Given request
Can you set down, exactly as they appear below, the lines from the opening of the material through the one bearing "cmd_v = [1761, 1761, 1562, 1562, 1968, 1761, 1761]", minus the pictures?

___ Given data ___

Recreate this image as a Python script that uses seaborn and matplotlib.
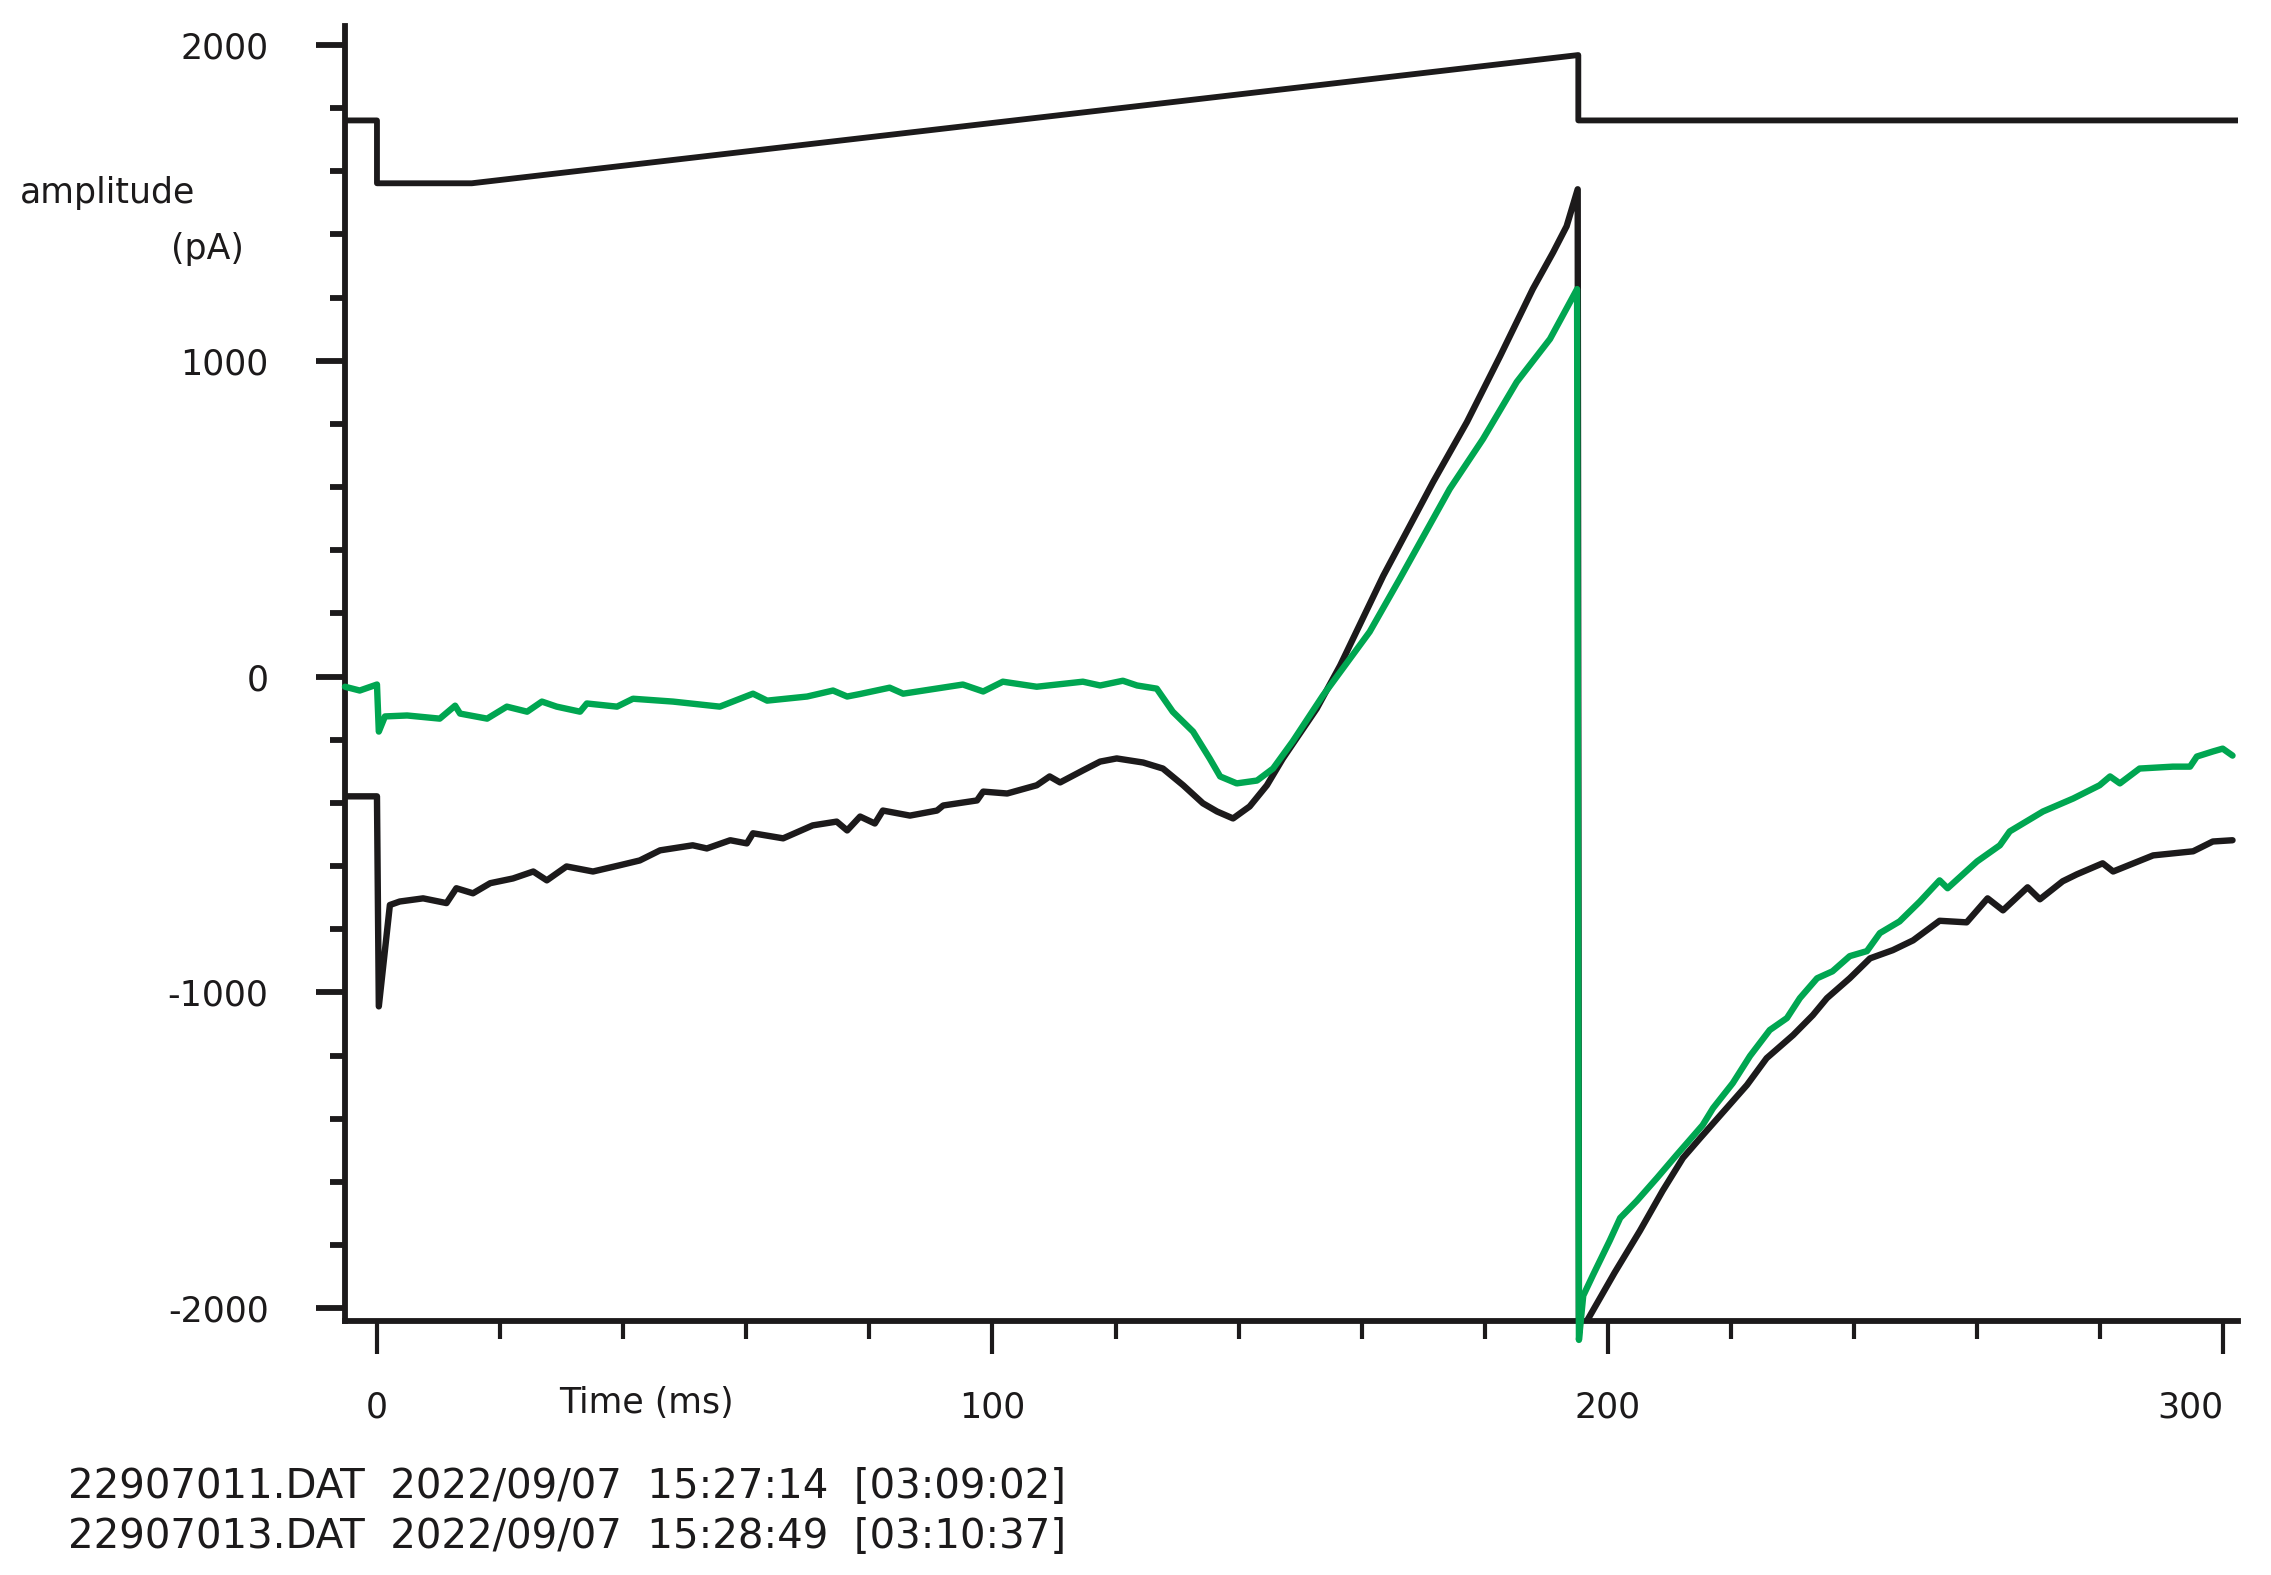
import matplotlib
matplotlib.use("Agg")
import matplotlib.pyplot as plt
import seaborn as sns
from matplotlib.ticker import MultipleLocator

# command trace (top)
cmd_t = [-5.2, 0.0, 0.0, 15.4, 195.2, 195.2, 302.4]
cmd_v = [1761, 1761, 1562, 1562, 1968, 1761, 1761]

# 22907011.DAT current (black)
black_t = [-5.2, 0.0, 0.3, 2.1, 3.7, 7.5, 11.3, 12.9, 15.6, 18.4, 22.1, 25.4, 27.6, 30.8,
           35.1, 39.5, 42.7, 46.0, 51.3, 53.6, 57.4, 60.1, 61.1, 66.0, 70.8, 74.7, 76.4,
           78.5, 80.9, 82.2, 86.6, 91.0, 92.0, 97.5, 98.5, 102.4, 107.2, 109.3, 111.0,
           114.7, 117.5, 120.2, 124.5, 127.7, 131.0, 134.2, 136.5, 139.1, 141.8, 144.6,
           147.2, 152.7, 156.5, 163.5, 171.6, 177.1, 182.5, 187.8, 191.1, 193.3, 195.1,
           195.3, 196.6, 201.1, 205.2, 208.9, 212.2, 215.0, 219.3, 222.6, 225.8, 230.1,
           233.3, 235.6, 239.3, 242.6, 246.3, 249.6, 253.9, 258.3, 261.7, 264.2, 268.2,
           270.2, 273.9, 276.2, 280.4, 282.1, 288.6, 295.1, 298.3, 301.5]
black_v = [-379, -379, -1044, -723, -712, -702, -717, -670, -686, -654, -639, -617, -645, -601,
           -617, -597, -582, -550, -534, -544, -518, -528, -496, -512, -471, -459, -487,
           -443, -465, -424, -440, -424, -408, -392, -364, -370, -344, -316, -335,
           -297, -269, -259, -272, -291, -344, -401, -427, -449, -411, -344,
           -259, -101, 35, 319, 616, 806, 1015, 1227, 1343, 1426, 1543,
           -2060, -2040, -1887, -1755, -1628, -1524, -1461, -1366, -1293, -1208, -1135,
           -1072, -1018, -955, -892, -866, -835, -773, -778, -702, -740, -667,
           -705, -648, -626, -591, -617, -566, -553, -522, -518]

# 22907013.DAT current (green)
green_t = [-5.2, -2.8, 0.0, 0.3, 1.3, 4.9, 10.2, 12.7, 13.5, 17.9, 21.1, 24.4, 26.8, 29.2,
           33.0, 34.1, 39.0, 41.6, 48.1, 55.7, 61.1, 63.4, 69.9, 74.1, 76.4, 78.5, 83.3,
           85.5, 95.2, 98.5, 101.7, 107.2, 114.7, 117.5, 121.2, 123.5, 126.7, 129.3,
           132.6, 135.3, 137.0, 139.7, 143.0, 145.6, 148.8, 153.7, 158.1, 161.3, 166.2,
           174.3, 179.7, 185.2, 190.6, 195.0, 195.3, 196.0, 197.6, 200.3, 202.0, 204.7,
           208.0, 211.2, 215.4, 217.1, 220.3, 223.1, 226.3, 229.1, 231.2, 234.0, 236.5,
           239.3, 242.1, 244.2, 247.4, 250.7, 253.9, 255.2, 260.0, 263.7, 265.3, 270.7,
           275.6, 279.9, 281.6, 283.2, 286.4, 291.8, 294.6, 295.7, 298.3, 299.9, 301.5]
green_v = [-32, -44, -25, -174, -126, -123, -133, -92, -117, -133, -95, -111, -79, -95,
           -111, -85, -95, -70, -79, -95, -54, -76, -63, -44, -63, -55, -35,
           -54, -25, -47, -16, -32, -16, -28, -13, -28, -38, -111,
           -174, -259, -316, -338, -329, -291, -205, -60, 57, 142, 310,
           594, 752, 933, 1069, 1227, -2100, -1960, -1894, -1786, -1714, -1660,
           -1587, -1514, -1420, -1366, -1287, -1201, -1119, -1081, -1018, -955, -933,
           -885, -869, -812, -775, -712, -645, -670, -585, -534, -490, -427,
           -386, -344, -316, -338, -291, -285, -285, -253, -237, -228, -250]

x_major = [0, 100, 200, 300]
y_major = [-2000, -1000, 0, 1000, 2000]
info_lines = ["22907011.DAT  2022/09/07  15:27:14  [03:09:02]",
              "22907013.DAT  2022/09/07  15:28:49  [03:10:37]"]

sns.set_style("ticks")
plt.rcParams["font.family"] = ["DejaVu Sans"]

ink = "#1c1a1b"
fig = plt.figure(figsize=(22.71, 15.75), dpi=100)
ax = fig.add_axes([0.1519, 0.1613, 0.8336, 0.8222])

sns.lineplot(x=black_t, y=black_v, estimator=None, sort=False, color=ink, lw=4.6, ax=ax)
sns.lineplot(x=green_t, y=green_v, estimator=None, sort=False, color="#00a651", lw=4.6, ax=ax,
             zorder=3, clip_on=False)
sns.lineplot(x=cmd_t, y=cmd_v, estimator=None, sort=False, color=ink, lw=4.2, ax=ax)

ax.set_xlim(-5.2, 302.4)
ax.set_ylim(-2040, 2060)

for s in ["top", "right"]:
    ax.spines[s].set_visible(False)
for s in ["left", "bottom"]:
    ax.spines[s].set_linewidth(4.2)
    ax.spines[s].set_color(ink)

ax.set_xticks(x_major)
ax.set_yticks(y_major)
ax.xaxis.set_minor_locator(MultipleLocator(20))
ax.yaxis.set_minor_locator(MultipleLocator(200))
ax.set_xticklabels([str(v) for v in x_major])
ax.set_yticklabels([str(v) for v in y_major])

ax.tick_params(axis="y", which="both", left=True, direction="out", width=4.2, color=ink)
ax.tick_params(axis="y", which="major", length=21, pad=34, labelsize=25, labelcolor=ink)
ax.tick_params(axis="y", which="minor", length=11)
ax.tick_params(axis="x", which="both", bottom=True, direction="out", width=3.0, color=ink)
ax.tick_params(axis="x", which="major", length=24, pad=26, labelsize=25, labelcolor=ink)
ax.tick_params(axis="x", which="minor", length=13)
ax.get_xticklabels()[-1].set_ha("right")
ax.set_xlabel("")
ax.set_ylabel("")

# axis titles placed like the acquisition software does
fig.text(20 / 2271, 1 - 193 / 1575, "amplitude", fontsize=25, ha="left", va="center", color=ink)
fig.text(171 / 2271, 1 - 249 / 1575, "(pA)", fontsize=25, ha="left", va="center", color=ink)
fig.text(646 / 2271, 1 - 1403 / 1575, "Time (ms)", fontsize=25, ha="center", va="center", color=ink)

# file info lines
fig.text(68 / 2271, 1 - 1487 / 1575, info_lines[0], fontsize=29, ha="left", va="center", color=ink)
fig.text(68 / 2271, 1 - 1537 / 1575, info_lines[1], fontsize=29, ha="left", va="center", color=ink)

fig.savefig("out.png", dpi=100, facecolor="white")
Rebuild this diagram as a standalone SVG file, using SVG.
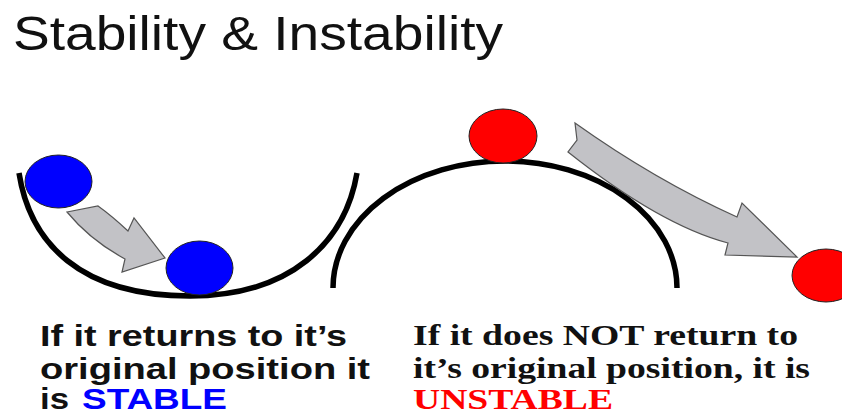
<svg xmlns="http://www.w3.org/2000/svg" width="842" height="414" viewBox="0 0 842 414">
  <style>
    .track { fill: none; stroke: #000; stroke-width: 5.5; stroke-linecap: butt; }
    .ball-blue { fill: #0000FF; stroke: #222; stroke-width: 1; }
    .ball-red { fill: #FF0000; stroke: #222; stroke-width: 1; }
    .arrow { fill: #C2C2C6; stroke: #555; stroke-width: 1.2; stroke-linejoin: miter; }
    .title { font-family: "Liberation Sans", Arial, sans-serif; font-size: 48px; fill: #111; }
    .sans { font-family: "Liberation Sans", Arial, sans-serif; font-size: 30px; font-weight: bold; fill: #111; }
    .serif { font-family: "Liberation Serif", "Times New Roman", serif; font-size: 29px; font-weight: bold; fill: #111; }
    .blue { fill: #0000FF; }
    .red { fill: #FF0000; }
  </style>
  <rect width="842" height="414" fill="#FFFFFF"/>

  <g id="title">
    <text class="title" x="13" y="50" textLength="490" lengthAdjust="spacingAndGlyphs">Stability &amp; Instability</text>
  </g>

  <g id="bowl">
    <path class="track" d="M19,173 C30,243 80,296 190,296 C290,296 345,243 357,173"/>
  </g>

  <g id="hill">
    <path class="track" d="M333,288 A172,127 0 0 1 677,288"/>
  </g>

  <g id="blue-ball-start">
    <ellipse class="ball-blue" cx="58.5" cy="181.5" rx="33.5" ry="26.5"/>
  </g>
  <g id="blue-ball-end">
    <ellipse class="ball-blue" cx="199.5" cy="268" rx="33.5" ry="27"/>
  </g>
  <g id="red-ball-start">
    <ellipse class="ball-red" cx="503" cy="136" rx="34" ry="27"/>
  </g>
  <g id="red-ball-end">
    <ellipse class="ball-red" cx="826" cy="275.5" rx="34" ry="26.5"/>
  </g>

  <g id="connectors">
    <path class="arrow" d="M67,212 L98,206 Q112,216 128,231 L134,218 L165,258 L122,272 L125,259 Q90,240 67,212 Z"/>
    <path class="arrow" d="M575,123 Q655,180 737,217 L742,203 L797,257 L725,255 L728,243 Q660,225 568,152 L577,140 Z"/>
  </g>

  <g id="stable-text">
    <text class="sans" x="40" y="346" textLength="307" lengthAdjust="spacingAndGlyphs">If it returns to it’s</text>
    <text class="sans" x="40" y="379" textLength="330" lengthAdjust="spacingAndGlyphs">original position it</text>
    <text class="sans" y="409"><tspan x="40" textLength="29" lengthAdjust="spacingAndGlyphs">is</tspan><tspan x="82" class="blue" textLength="145" lengthAdjust="spacingAndGlyphs">STABLE</tspan></text>
  </g>

  <g id="unstable-text">
    <text class="serif" x="413" y="345" textLength="385" lengthAdjust="spacingAndGlyphs">If it does NOT return to</text>
    <text class="serif" x="413" y="378" textLength="397" lengthAdjust="spacingAndGlyphs">it’s original position, it is</text>
    <text class="serif red" x="413" y="409" textLength="200" lengthAdjust="spacingAndGlyphs">UNSTABLE</text>
  </g>
</svg>
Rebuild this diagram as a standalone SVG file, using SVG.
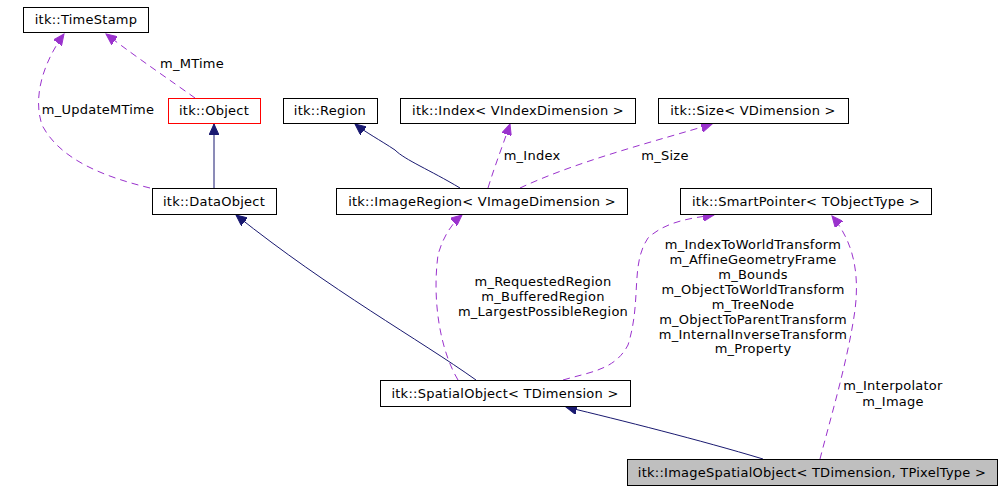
<svg xmlns="http://www.w3.org/2000/svg" width="1003" height="491" viewBox="0 0 1003 491">
<style>
.n rect{fill:#fff;stroke:#000;stroke-width:1}
text{font-family:"DejaVu Sans",sans-serif;font-size:13px;letter-spacing:0.25px;fill:#000}
.n text{text-anchor:middle}
.l{text-anchor:middle}
.inh{fill:none;stroke:#191970;stroke-width:1}
.use{fill:none;stroke:#9a32cd;stroke-width:1;stroke-dasharray:7,5}
</style>
<defs>
<marker id="ai" markerWidth="12" markerHeight="10" refX="11" refY="5" orient="auto" markerUnits="userSpaceOnUse"><path d="M0,0 L11,5 L0,10 z" fill="#191970" stroke="#191970"/></marker>
<marker id="au" markerWidth="12" markerHeight="10" refX="11" refY="5" orient="auto" markerUnits="userSpaceOnUse"><path d="M0,0 L11,5 L0,10 z" fill="#9a32cd" stroke="#9a32cd"/></marker>
</defs>
<rect width="1003" height="491" fill="#fff"/>
<g id="connectors">
<path class="use" d="M195,98 C170,80 140,60 106,34" marker-end="url(#au)"/>
<path class="use" d="M150,188 C105,177 60,160 42,125 C32,95 45,60 64,34" marker-end="url(#au)"/>
<path class="inh" d="M214,188 L214,124" marker-end="url(#ai)"/>
<path class="inh" d="M460,188 C430,170 405,160 395,150 C380,140 365,132 355,124" marker-end="url(#ai)"/>
<path class="use" d="M488,188 C495,165 503,145 510,124" marker-end="url(#au)"/>
<path class="use" d="M520,188 C580,160 660,140 712,124" marker-end="url(#au)"/>
<path class="inh" d="M476,380 C420,340 330,290 236,215" marker-end="url(#ai)"/>
<path class="use" d="M458,380 C440,350 432,300 438,255 C442,240 450,225 462,215" marker-end="url(#au)"/>
<path class="use" d="M563,380 C590,372 615,370 628,345 C642,300 630,265 648,238 C665,222 690,218 714,215" marker-end="url(#au)"/>
<path class="inh" d="M763,459 C700,440 620,420 566,407" marker-end="url(#ai)"/>
<path class="use" d="M820,459 C830,420 848,360 855,310 C860,270 852,240 832,216" marker-end="url(#au)"/>
</g>
<g class="l">
<text x="192" y="68" class="l">m_MTime</text>
<text x="98" y="114" class="l">m_UpdateMTime</text>
<text x="532" y="160" class="l">m_Index</text>
<text x="665" y="160" class="l">m_Size</text>
<text x="543" y="286" class="l">m_RequestedRegion</text>
<text x="543" y="301" class="l">m_BufferedRegion</text>
<text x="543" y="316" class="l">m_LargestPossibleRegion</text>
<text x="753" y="249" class="l">m_IndexToWorldTransform</text>
<text x="753" y="264" class="l">m_AffineGeometryFrame</text>
<text x="753" y="279" class="l">m_Bounds</text>
<text x="753" y="294" class="l">m_ObjectToWorldTransform</text>
<text x="753" y="309" class="l">m_TreeNode</text>
<text x="753" y="324" class="l">m_ObjectToParentTransform</text>
<text x="753" y="339" class="l">m_InternalInverseTransform</text>
<text x="753" y="353" class="l">m_Property</text>
<text x="893" y="390" class="l">m_Interpolator</text>
<text x="893" y="406" class="l">m_Image</text>
</g>
<g id="timestamp" class="n"><rect x="23.5" y="7.5" width="125" height="25"/><text x="86" y="24">itk::TimeStamp</text></g>
<g id="object" class="n"><rect x="168.5" y="98.5" width="92" height="25" style="stroke:#f00"/><text x="214" y="115">itk::Object</text></g>
<g id="region" class="n"><rect x="283.5" y="98.5" width="94" height="25"/><text x="330" y="115">itk::Region</text></g>
<g id="index" class="n"><rect x="400.5" y="98.5" width="235" height="25"/><text x="518" y="115">itk::Index&lt; VIndexDimension &gt;</text></g>
<g id="size" class="n"><rect x="658.5" y="98.5" width="190" height="25"/><text x="753" y="115">itk::Size&lt; VDimension &gt;</text></g>
<g id="dataobject" class="n"><rect x="152.5" y="188.5" width="124" height="26"/><text x="214" y="206">itk::DataObject</text></g>
<g id="imageregion" class="n"><rect x="336.5" y="188.5" width="291" height="26"/><text x="482" y="206">itk::ImageRegion&lt; VImageDimension &gt;</text></g>
<g id="smartpointer" class="n"><rect x="680.5" y="188.5" width="251" height="26"/><text x="806" y="206">itk::SmartPointer&lt; TObjectType &gt;</text></g>
<g id="spatialobject" class="n"><rect x="380.5" y="380.5" width="250" height="26"/><text x="505" y="398">itk::SpatialObject&lt; TDimension &gt;</text></g>
<g id="imagespatialobject" class="n"><rect x="627.5" y="459.5" width="370" height="26" style="fill:#bfbfbf"/><text x="812" y="477">itk::ImageSpatialObject&lt; TDimension, TPixelType &gt;</text></g>
</svg>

___

Completed exercise
Recreate this image as a Python script that uses seaborn and matplotlib.
import matplotlib
matplotlib.use("Agg")
import matplotlib.pyplot as plt
import seaborn as sns
from matplotlib.ticker import MultipleLocator

# command trace (top)
cmd_t = [-5.2, 0.0, 0.0, 15.4, 195.2, 195.2, 302.4]
cmd_v = [1761, 1761, 1562, 1562, 1968, 1761, 1761]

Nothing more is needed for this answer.